“Smiling, Talking, and Keeping Covenants,” New Era, July 2016, 20–21
I first saw Hannah* at a Mutual activity. No one really talked with her. She just sat by herself looking miserable. I had already made several good friends in the ward, so at first I didn’t see any reason to talk with her. I thought it would be a burden to leave my friends and be with someone who seemed so unhappy.
Then I thought, “I used to be left out. I’ve been there before.” I remembered a time when I was watching everyone happily talking with each other but not with me. I felt bad thinking that Hannah might come away from Mutual feeling like that.
So I went up to her, smiled, and said hi.
She nodded in return.
I asked what her name was and what school she went to.
I got two one-word answers in a row.
As a naturally talkative person, I felt awkward. But I didn’t want to just get up and leave her alone, so I sat next to her until it was time to split up for our different activities. I mustered another smile and said, “It was nice to meet you. Will you come again next week?” She nodded.
She came back to Mutual over the next several weeks. Her dark hair was never combed, and she always seemed to be wearing the same black clothing. I talked with her whenever she came, even though it was hard.
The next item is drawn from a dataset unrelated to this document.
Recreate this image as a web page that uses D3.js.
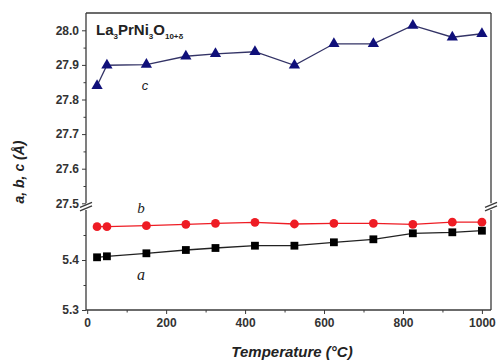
<!DOCTYPE html>
<html>
<head>
<meta charset="utf-8">
<script src="https://cdn.jsdelivr.net/npm/d3@7"></script>
<style>
  body { margin: 0; background: #fff; }
  svg { display: block; }
  text { font-family: "Liberation Sans", Arial, sans-serif; }
</style>
</head>
<body>
<div id="chart"></div>
<script>
// Data
const temps = [25, 50, 150, 250, 325, 425, 525, 625, 725, 825, 925, 1000];
const cValues = [27.840, 27.899, 27.901, 27.925, 27.932, 27.938, 27.899, 27.961, 27.961, 28.014, 27.980, 27.990];
const bValues = [5.4666, 5.4666, 5.4686, 5.4714, 5.4734, 5.4754, 5.4720, 5.4734, 5.4734, 5.4714, 5.4756, 5.4756];
const aValues = [5.4054, 5.4074, 5.4134, 5.4200, 5.4240, 5.4286, 5.4286, 5.4354, 5.4414, 5.4534, 5.4554, 5.4586];
const xTicks = [0, 200, 400, 600, 800, 1000];
const yTopTicks = [27.5, 27.6, 27.7, 27.8, 27.9, 28.0];
const yBotTicks = [5.3, 5.4];

const W = 498, H = 361;
const plotLeft = 86, plotRight = 491, plotTop = 13, plotBottom = 310;
const breakTop = 203.3, breakBot = 210;

const svg = d3.select('#chart').append('svg')
    .attr('width', W)
    .attr('height', H);

// Scales
const x = d3.scaleLinear().domain([-3, 1023]).range([plotLeft, plotRight]);
const yTop = d3.scaleLinear().domain([27.5, 28.05]).range([breakTop, plotTop]);
const yBot = d3.scaleLinear().domain([5.3, 5.5]).range([plotBottom, breakBot]);

const axisColor = '#3a3a3a';
const labelColor = '#333';

// X axis (bottom)
const xAxis = svg.append('g')
    .attr('transform', `translate(0,${plotBottom})`)
    .call(d3.axisBottom(x).tickValues(xTicks).tickSize(4).tickSizeOuter(0).tickPadding(4).tickFormat(d3.format('d')));
xAxis.select('.domain').remove();
svg.append('g')
    .attr('transform', `translate(0,${plotBottom})`)
    .call(d3.axisBottom(x).tickValues([100, 300, 500, 700, 900]).tickSize(2.5).tickFormat(''))
    .select('.domain').remove();

// Y axis upper part
const yAxisTop = svg.append('g')
    .attr('transform', `translate(${plotLeft},0)`)
    .call(d3.axisLeft(yTop).tickValues(yTopTicks).tickSize(4).tickPadding(3).tickFormat(d3.format('.1f')));
yAxisTop.select('.domain').remove();
svg.append('g')
    .attr('transform', `translate(${plotLeft},0)`)
    .call(d3.axisLeft(yTop).tickValues([27.55, 27.65, 27.75, 27.85, 27.95]).tickSize(2.5).tickFormat(''))
    .select('.domain').remove();

// Y axis lower part
const yAxisBot = svg.append('g')
    .attr('transform', `translate(${plotLeft},0)`)
    .call(d3.axisLeft(yBot).tickValues(yBotTicks).tickSize(4).tickPadding(3).tickFormat(d3.format('.1f')));
yAxisBot.select('.domain').remove();
svg.append('g')
    .attr('transform', `translate(${plotLeft},0)`)
    .call(d3.axisLeft(yBot).tickValues([5.35, 5.45]).tickSize(2.5).tickFormat(''))
    .select('.domain').remove();

svg.selectAll('.tick line').attr('stroke', axisColor).attr('stroke-width', 1);
svg.selectAll('.tick text')
    .attr('fill', labelColor)
    .style('font-size', '12px')
    .style('font-weight', 'bold');

// Frame with breaks on left and right sides
const frame = svg.append('g')
    .attr('stroke', axisColor)
    .attr('stroke-width', 1.3)
    .attr('fill', 'none');
frame.append('line').attr('x1', plotLeft).attr('x2', plotRight).attr('y1', plotTop).attr('y2', plotTop);
frame.append('line').attr('x1', plotLeft).attr('x2', plotRight).attr('y1', plotBottom).attr('y2', plotBottom);
[plotLeft, plotRight].forEach(xx => {
    frame.append('line').attr('x1', xx).attr('x2', xx).attr('y1', plotTop).attr('y2', breakTop);
    frame.append('line').attr('x1', xx).attr('x2', xx).attr('y1', breakBot).attr('y2', plotBottom);
    // break marks //
    const ym = (breakTop + breakBot) / 2;
    [-1.8, 1.8].forEach(off => {
        frame.append('line')
            .attr('x1', xx - 6).attr('y1', ym + off + 2.5)
            .attr('x2', xx + 6).attr('y2', ym + off - 2.5);
    });
});

// Series
const seriesC = temps.map((t, i) => ({ t, v: cValues[i] }));
const seriesB = temps.map((t, i) => ({ t, v: bValues[i] }));
const seriesA = temps.map((t, i) => ({ t, v: aValues[i] }));

const lineTop = d3.line().x(d => x(d.t)).y(d => yTop(d.v));
const lineBot = d3.line().x(d => x(d.t)).y(d => yBot(d.v));

const navy = '#10107a';
const red = '#ee1c24';

svg.append('path').datum(seriesC).attr('d', lineTop)
    .attr('fill', 'none').attr('stroke', '#333366').attr('stroke-width', 1.3);
svg.selectAll('.tri').data(seriesC).enter().append('path')
    .attr('class', 'tri')
    .attr('d', d3.symbol().type(d3.symbolTriangle).size(55))
    .attr('transform', d => `translate(${x(d.t)},${yTop(d.v)})`)
    .attr('fill', navy);

svg.append('path').datum(seriesB).attr('d', lineBot)
    .attr('fill', 'none').attr('stroke', red).attr('stroke-width', 1.3);
svg.selectAll('.dot').data(seriesB).enter().append('circle')
    .attr('class', 'dot')
    .attr('cx', d => x(d.t))
    .attr('cy', d => yBot(d.v))
    .attr('r', 4.4)
    .attr('fill', red);

svg.append('path').datum(seriesA).attr('d', lineBot)
    .attr('fill', 'none').attr('stroke', '#222').attr('stroke-width', 1.3);
svg.selectAll('.sq').data(seriesA).enter().append('rect')
    .attr('class', 'sq')
    .attr('x', d => x(d.t) - 3.9)
    .attr('y', d => yBot(d.v) - 3.9)
    .attr('width', 7.8)
    .attr('height', 7.8)
    .attr('fill', '#000');

// Series labels
svg.append('text')
    .attr('x', 145).attr('y', 90)
    .attr('text-anchor', 'middle')
    .style('font-family', '"Liberation Sans", Arial, sans-serif')
    .style('font-size', '13px')
    .style('font-style', 'italic')
    .attr('fill', '#222')
    .text('c');
svg.append('text')
    .attr('x', 141).attr('y', 213)
    .attr('text-anchor', 'middle')
    .style('font-family', '"Liberation Serif", "Times New Roman", serif')
    .style('font-size', '15px')
    .style('font-style', 'italic')
    .attr('fill', '#222')
    .text('b');
svg.append('text')
    .attr('x', 141).attr('y', 280)
    .attr('text-anchor', 'middle')
    .style('font-family', '"Liberation Serif", "Times New Roman", serif')
    .style('font-size', '16px')
    .style('font-style', 'italic')
    .attr('fill', '#222')
    .text('a');

// Compound title
const title = svg.append('text')
    .attr('x', 96).attr('y', 35)
    .style('font-size', '15px')
    .style('font-weight', 'bold')
    .attr('fill', '#222');
title.append('tspan').text('La');
title.append('tspan').attr('dy', 4).style('font-size', '8px').text('3');
title.append('tspan').attr('dy', -4).text('PrNi');
title.append('tspan').attr('dy', 4).style('font-size', '8px').text('3');
title.append('tspan').attr('dy', -4).text('O');
title.append('tspan').attr('dy', 4).style('font-size', '8px').text('10+δ');

// Axis titles
svg.append('text')
    .attr('x', 292).attr('y', 357)
    .attr('text-anchor', 'middle')
    .style('font-size', '15px')
    .style('font-weight', 'bold')
    .style('font-style', 'italic')
    .attr('fill', '#222')
    .text('Temperature (°C)');

svg.append('text')
    .attr('transform', 'translate(24,172) rotate(-90)')
    .attr('text-anchor', 'middle')
    .style('font-size', '14px')
    .style('font-weight', 'bold')
    .style('font-style', 'italic')
    .attr('fill', '#222')
    .text('a, b, c (Å)');
</script>
</body>
</html>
But, from the bits and pieces that she spoke, I got to know her better and found out that she likes drawing and art. After a while, I started to see her as one of my friends.
I soon found myself hoping she would keep coming to activities and especially to church. But I still didn’t know much about her circumstances or if she even wanted to come to church.
I went to her house a few times to drop off activity announcements. Later, I dropped off a card and a treat on her birthday. In spite of my efforts, she was never home and never answered the phone.
She only came to Mutual, so I kept on talking with her there and including her during the combined activities.
Then one Sunday it happened—she came to church! Although she only attended occasionally, I made sure to sit by her during lessons on Sundays whenever she came.
Later on that year we both took the same art class. I had never taken high school art before, and I was the one who needed help. I would ask her about how to use the different tools and for advice on creating art.
“Hey, Hannah, what does this white pencil do?” I asked.
“It’s a blending tool. It makes your pencil drawings look smoother. Cool, huh?”
“Wow! I didn’t know that. Thanks!”
At the end of the semester, we gave each other small sketches and drawings we had created in class.
When I graduated from high school about five months later, Hannah was wearing colorful clothes, looked happier, and had attended church several times. And she was actually smiling!
This experience confirmed to me that sometimes it’s hard to make righteous choices, but it’s those choices that make us stronger. I also learned to never underestimate the influence of small actions and decisions. Who knew that I would be the one needing Hannah’s help in the end?
I didn’t know it then, but as I look back on the experience, I also realize that being nice to Hannah and trying to be her friend was a part of keeping my covenants. Of course, at that first Mutual activity, I didn’t go up to Hannah thinking, “OK, I’m going to keep my covenants by befriending her.” I just saw that she looked lonely, and I didn’t want her to feel alone during Mutual. And that small act made a big difference in my life.
We don’t need to perform giant miracles with immediate results in order to keep our covenants. We do it through the small choices we make every day.